Given instruction:
Leave out the pictures and transcribe everything else exactly.

START

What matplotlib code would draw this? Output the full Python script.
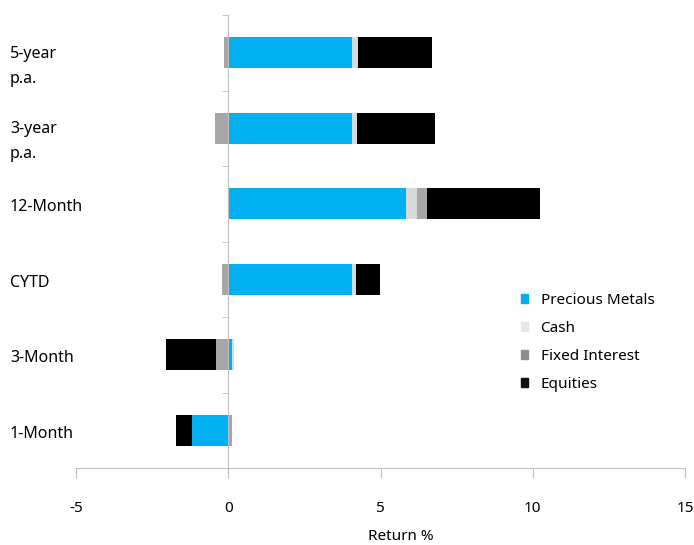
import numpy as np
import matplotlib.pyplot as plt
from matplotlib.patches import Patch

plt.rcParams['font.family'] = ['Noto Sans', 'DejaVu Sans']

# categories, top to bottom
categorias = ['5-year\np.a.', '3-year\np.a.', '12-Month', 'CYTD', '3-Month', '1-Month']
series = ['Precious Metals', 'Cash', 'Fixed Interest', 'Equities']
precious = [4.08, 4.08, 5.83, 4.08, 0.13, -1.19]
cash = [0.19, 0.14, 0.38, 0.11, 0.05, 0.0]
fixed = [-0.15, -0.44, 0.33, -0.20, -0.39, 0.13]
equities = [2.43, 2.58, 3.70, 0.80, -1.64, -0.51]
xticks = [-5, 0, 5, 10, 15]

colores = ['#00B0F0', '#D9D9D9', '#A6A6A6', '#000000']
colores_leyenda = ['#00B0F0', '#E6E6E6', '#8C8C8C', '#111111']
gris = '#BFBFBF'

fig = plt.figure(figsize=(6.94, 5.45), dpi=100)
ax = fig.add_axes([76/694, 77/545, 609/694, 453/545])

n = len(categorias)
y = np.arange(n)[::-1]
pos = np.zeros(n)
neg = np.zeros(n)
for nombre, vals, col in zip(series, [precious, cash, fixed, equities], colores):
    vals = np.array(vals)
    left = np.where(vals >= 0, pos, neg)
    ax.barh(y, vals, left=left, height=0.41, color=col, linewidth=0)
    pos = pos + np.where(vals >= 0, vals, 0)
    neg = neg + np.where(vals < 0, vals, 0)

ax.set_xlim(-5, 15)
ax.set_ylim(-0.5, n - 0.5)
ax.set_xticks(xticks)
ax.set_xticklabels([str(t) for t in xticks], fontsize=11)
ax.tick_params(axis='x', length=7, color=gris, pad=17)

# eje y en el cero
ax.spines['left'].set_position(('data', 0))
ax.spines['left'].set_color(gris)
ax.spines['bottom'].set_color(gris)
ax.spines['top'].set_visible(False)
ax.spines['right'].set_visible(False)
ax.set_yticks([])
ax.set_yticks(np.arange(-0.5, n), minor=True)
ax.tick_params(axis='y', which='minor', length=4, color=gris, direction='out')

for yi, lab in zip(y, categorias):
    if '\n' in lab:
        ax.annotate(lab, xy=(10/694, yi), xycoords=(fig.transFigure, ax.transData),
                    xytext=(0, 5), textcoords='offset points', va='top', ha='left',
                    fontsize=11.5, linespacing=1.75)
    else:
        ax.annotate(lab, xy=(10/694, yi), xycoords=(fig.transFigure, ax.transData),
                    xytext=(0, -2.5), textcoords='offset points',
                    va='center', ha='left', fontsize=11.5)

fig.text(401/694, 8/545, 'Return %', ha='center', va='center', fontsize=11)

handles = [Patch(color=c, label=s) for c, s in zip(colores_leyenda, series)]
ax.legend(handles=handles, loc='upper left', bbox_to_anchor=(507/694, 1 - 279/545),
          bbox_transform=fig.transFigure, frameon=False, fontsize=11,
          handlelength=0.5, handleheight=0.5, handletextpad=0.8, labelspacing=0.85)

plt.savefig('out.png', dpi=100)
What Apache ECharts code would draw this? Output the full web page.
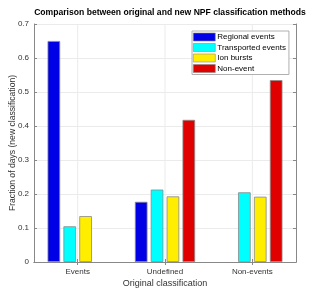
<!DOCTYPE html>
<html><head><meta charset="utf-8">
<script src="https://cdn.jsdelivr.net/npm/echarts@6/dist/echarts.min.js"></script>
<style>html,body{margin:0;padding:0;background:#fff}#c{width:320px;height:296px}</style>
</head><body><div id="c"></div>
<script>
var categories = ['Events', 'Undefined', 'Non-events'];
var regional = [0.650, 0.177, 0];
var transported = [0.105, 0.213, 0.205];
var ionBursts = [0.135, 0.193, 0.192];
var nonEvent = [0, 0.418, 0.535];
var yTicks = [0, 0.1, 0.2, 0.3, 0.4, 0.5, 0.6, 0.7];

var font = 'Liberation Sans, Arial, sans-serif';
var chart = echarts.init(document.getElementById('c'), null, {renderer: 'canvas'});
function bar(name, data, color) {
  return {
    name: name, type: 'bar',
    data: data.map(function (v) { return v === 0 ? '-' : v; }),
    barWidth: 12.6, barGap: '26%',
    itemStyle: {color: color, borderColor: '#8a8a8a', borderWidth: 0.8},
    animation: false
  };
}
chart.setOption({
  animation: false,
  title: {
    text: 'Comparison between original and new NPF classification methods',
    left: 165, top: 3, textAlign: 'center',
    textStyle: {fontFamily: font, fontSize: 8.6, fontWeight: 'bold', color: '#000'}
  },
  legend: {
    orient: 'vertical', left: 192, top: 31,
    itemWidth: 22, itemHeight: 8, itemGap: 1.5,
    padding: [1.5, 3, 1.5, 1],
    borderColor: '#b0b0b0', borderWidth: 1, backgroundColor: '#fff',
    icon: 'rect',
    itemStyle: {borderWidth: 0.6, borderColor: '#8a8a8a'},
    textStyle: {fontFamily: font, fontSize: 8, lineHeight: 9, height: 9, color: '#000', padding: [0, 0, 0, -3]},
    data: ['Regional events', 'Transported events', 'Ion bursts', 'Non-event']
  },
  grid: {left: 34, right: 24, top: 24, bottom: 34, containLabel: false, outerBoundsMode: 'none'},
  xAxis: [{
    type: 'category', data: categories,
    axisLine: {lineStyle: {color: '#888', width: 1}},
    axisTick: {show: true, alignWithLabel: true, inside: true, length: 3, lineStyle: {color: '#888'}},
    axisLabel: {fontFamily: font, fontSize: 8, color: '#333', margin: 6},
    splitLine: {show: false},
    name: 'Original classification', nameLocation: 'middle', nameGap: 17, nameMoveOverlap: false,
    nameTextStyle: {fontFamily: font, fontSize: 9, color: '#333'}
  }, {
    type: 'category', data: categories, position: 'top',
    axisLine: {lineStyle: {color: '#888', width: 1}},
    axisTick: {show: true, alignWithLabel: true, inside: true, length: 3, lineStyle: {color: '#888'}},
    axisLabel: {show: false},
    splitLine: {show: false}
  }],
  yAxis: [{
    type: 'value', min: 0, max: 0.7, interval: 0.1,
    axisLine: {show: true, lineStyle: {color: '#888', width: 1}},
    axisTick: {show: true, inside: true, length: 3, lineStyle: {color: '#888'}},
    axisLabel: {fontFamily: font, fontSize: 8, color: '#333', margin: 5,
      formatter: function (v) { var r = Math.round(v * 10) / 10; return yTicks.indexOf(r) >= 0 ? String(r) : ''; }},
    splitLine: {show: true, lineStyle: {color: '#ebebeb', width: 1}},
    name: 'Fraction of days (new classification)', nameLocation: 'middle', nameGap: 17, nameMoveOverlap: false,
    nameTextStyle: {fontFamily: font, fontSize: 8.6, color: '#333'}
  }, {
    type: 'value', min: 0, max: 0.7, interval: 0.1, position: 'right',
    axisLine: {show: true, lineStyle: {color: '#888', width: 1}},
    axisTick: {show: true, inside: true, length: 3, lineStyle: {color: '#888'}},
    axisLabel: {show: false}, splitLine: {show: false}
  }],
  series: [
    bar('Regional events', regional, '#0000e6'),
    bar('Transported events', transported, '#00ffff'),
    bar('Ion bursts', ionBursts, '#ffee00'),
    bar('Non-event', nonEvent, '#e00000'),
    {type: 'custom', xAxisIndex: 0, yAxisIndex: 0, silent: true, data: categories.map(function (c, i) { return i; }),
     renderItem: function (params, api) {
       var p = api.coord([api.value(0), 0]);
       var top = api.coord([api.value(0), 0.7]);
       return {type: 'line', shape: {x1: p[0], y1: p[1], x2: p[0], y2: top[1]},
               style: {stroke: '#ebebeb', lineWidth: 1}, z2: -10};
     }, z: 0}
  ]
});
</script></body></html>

END

The output:
What matplotlib code would draw this? Output the full Python script.
import numpy as np
import matplotlib.pyplot as plt
from matplotlib.patches import Patch

plt.rcParams['font.family'] = ['Noto Sans', 'DejaVu Sans']

# categories, top to bottom
categorias = ['5-year\np.a.', '3-year\np.a.', '12-Month', 'CYTD', '3-Month', '1-Month']
series = ['Precious Metals', 'Cash', 'Fixed Interest', 'Equities']
precious = [4.08, 4.08, 5.83, 4.08, 0.13, -1.19]
cash = [0.19, 0.14, 0.38, 0.11, 0.05, 0.0]
fixed = [-0.15, -0.44, 0.33, -0.20, -0.39, 0.13]
equities = [2.43, 2.58, 3.70, 0.80, -1.64, -0.51]
xticks = [-5, 0, 5, 10, 15]

colores = ['#00B0F0', '#D9D9D9', '#A6A6A6', '#000000']
colores_leyenda = ['#00B0F0', '#E6E6E6', '#8C8C8C', '#111111']
gris = '#BFBFBF'

fig = plt.figure(figsize=(6.94, 5.45), dpi=100)
ax = fig.add_axes([76/694, 77/545, 609/694, 453/545])

n = len(categorias)
y = np.arange(n)[::-1]
pos = np.zeros(n)
neg = np.zeros(n)
for nombre, vals, col in zip(series, [precious, cash, fixed, equities], colores):
    vals = np.array(vals)
    left = np.where(vals >= 0, pos, neg)
    ax.barh(y, vals, left=left, height=0.41, color=col, linewidth=0)
    pos = pos + np.where(vals >= 0, vals, 0)
    neg = neg + np.where(vals < 0, vals, 0)

ax.set_xlim(-5, 15)
ax.set_ylim(-0.5, n - 0.5)
ax.set_xticks(xticks)
ax.set_xticklabels([str(t) for t in xticks], fontsize=11)
ax.tick_params(axis='x', length=7, color=gris, pad=17)

# eje y en el cero
ax.spines['left'].set_position(('data', 0))
ax.spines['left'].set_color(gris)
ax.spines['bottom'].set_color(gris)
ax.spines['top'].set_visible(False)
ax.spines['right'].set_visible(False)
ax.set_yticks([])
ax.set_yticks(np.arange(-0.5, n), minor=True)
ax.tick_params(axis='y', which='minor', length=4, color=gris, direction='out')

for yi, lab in zip(y, categorias):
    if '\n' in lab:
        ax.annotate(lab, xy=(10/694, yi), xycoords=(fig.transFigure, ax.transData),
                    xytext=(0, 5), textcoords='offset points', va='top', ha='left',
                    fontsize=11.5, linespacing=1.75)
    else:
        ax.annotate(lab, xy=(10/694, yi), xycoords=(fig.transFigure, ax.transData),
                    xytext=(0, -2.5), textcoords='offset points',
                    va='center', ha='left', fontsize=11.5)

fig.text(401/694, 8/545, 'Return %', ha='center', va='center', fontsize=11)

handles = [Patch(color=c, label=s) for c, s in zip(colores_leyenda, series)]
ax.legend(handles=handles, loc='upper left', bbox_to_anchor=(507/694, 1 - 279/545),
          bbox_transform=fig.transFigure, frameon=False, fontsize=11,
          handlelength=0.5, handleheight=0.5, handletextpad=0.8, labelspacing=0.85)

plt.savefig('out.png', dpi=100)
What Apache ECharts code would draw this? Output the full web page.
<!DOCTYPE html>
<html><head><meta charset="utf-8">
<script src="https://cdn.jsdelivr.net/npm/echarts@6/dist/echarts.min.js"></script>
<style>html,body{margin:0;padding:0;background:#fff}#c{width:320px;height:296px}</style>
</head><body><div id="c"></div>
<script>
var categories = ['Events', 'Undefined', 'Non-events'];
var regional = [0.650, 0.177, 0];
var transported = [0.105, 0.213, 0.205];
var ionBursts = [0.135, 0.193, 0.192];
var nonEvent = [0, 0.418, 0.535];
var yTicks = [0, 0.1, 0.2, 0.3, 0.4, 0.5, 0.6, 0.7];

var font = 'Liberation Sans, Arial, sans-serif';
var chart = echarts.init(document.getElementById('c'), null, {renderer: 'canvas'});
function bar(name, data, color) {
  return {
    name: name, type: 'bar',
    data: data.map(function (v) { return v === 0 ? '-' : v; }),
    barWidth: 12.6, barGap: '26%',
    itemStyle: {color: color, borderColor: '#8a8a8a', borderWidth: 0.8},
    animation: false
  };
}
chart.setOption({
  animation: false,
  title: {
    text: 'Comparison between original and new NPF classification methods',
    left: 165, top: 3, textAlign: 'center',
    textStyle: {fontFamily: font, fontSize: 8.6, fontWeight: 'bold', color: '#000'}
  },
  legend: {
    orient: 'vertical', left: 192, top: 31,
    itemWidth: 22, itemHeight: 8, itemGap: 1.5,
    padding: [1.5, 3, 1.5, 1],
    borderColor: '#b0b0b0', borderWidth: 1, backgroundColor: '#fff',
    icon: 'rect',
    itemStyle: {borderWidth: 0.6, borderColor: '#8a8a8a'},
    textStyle: {fontFamily: font, fontSize: 8, lineHeight: 9, height: 9, color: '#000', padding: [0, 0, 0, -3]},
    data: ['Regional events', 'Transported events', 'Ion bursts', 'Non-event']
  },
  grid: {left: 34, right: 24, top: 24, bottom: 34, containLabel: false, outerBoundsMode: 'none'},
  xAxis: [{
    type: 'category', data: categories,
    axisLine: {lineStyle: {color: '#888', width: 1}},
    axisTick: {show: true, alignWithLabel: true, inside: true, length: 3, lineStyle: {color: '#888'}},
    axisLabel: {fontFamily: font, fontSize: 8, color: '#333', margin: 6},
    splitLine: {show: false},
    name: 'Original classification', nameLocation: 'middle', nameGap: 17, nameMoveOverlap: false,
    nameTextStyle: {fontFamily: font, fontSize: 9, color: '#333'}
  }, {
    type: 'category', data: categories, position: 'top',
    axisLine: {lineStyle: {color: '#888', width: 1}},
    axisTick: {show: true, alignWithLabel: true, inside: true, length: 3, lineStyle: {color: '#888'}},
    axisLabel: {show: false},
    splitLine: {show: false}
  }],
  yAxis: [{
    type: 'value', min: 0, max: 0.7, interval: 0.1,
    axisLine: {show: true, lineStyle: {color: '#888', width: 1}},
    axisTick: {show: true, inside: true, length: 3, lineStyle: {color: '#888'}},
    axisLabel: {fontFamily: font, fontSize: 8, color: '#333', margin: 5,
      formatter: function (v) { var r = Math.round(v * 10) / 10; return yTicks.indexOf(r) >= 0 ? String(r) : ''; }},
    splitLine: {show: true, lineStyle: {color: '#ebebeb', width: 1}},
    name: 'Fraction of days (new classification)', nameLocation: 'middle', nameGap: 17, nameMoveOverlap: false,
    nameTextStyle: {fontFamily: font, fontSize: 8.6, color: '#333'}
  }, {
    type: 'value', min: 0, max: 0.7, interval: 0.1, position: 'right',
    axisLine: {show: true, lineStyle: {color: '#888', width: 1}},
    axisTick: {show: true, inside: true, length: 3, lineStyle: {color: '#888'}},
    axisLabel: {show: false}, splitLine: {show: false}
  }],
  series: [
    bar('Regional events', regional, '#0000e6'),
    bar('Transported events', transported, '#00ffff'),
    bar('Ion bursts', ionBursts, '#ffee00'),
    bar('Non-event', nonEvent, '#e00000'),
    {type: 'custom', xAxisIndex: 0, yAxisIndex: 0, silent: true, data: categories.map(function (c, i) { return i; }),
     renderItem: function (params, api) {
       var p = api.coord([api.value(0), 0]);
       var top = api.coord([api.value(0), 0.7]);
       return {type: 'line', shape: {x1: p[0], y1: p[1], x2: p[0], y2: top[1]},
               style: {stroke: '#ebebeb', lineWidth: 1}, z2: -10};
     }, z: 0}
  ]
});
</script></body></html>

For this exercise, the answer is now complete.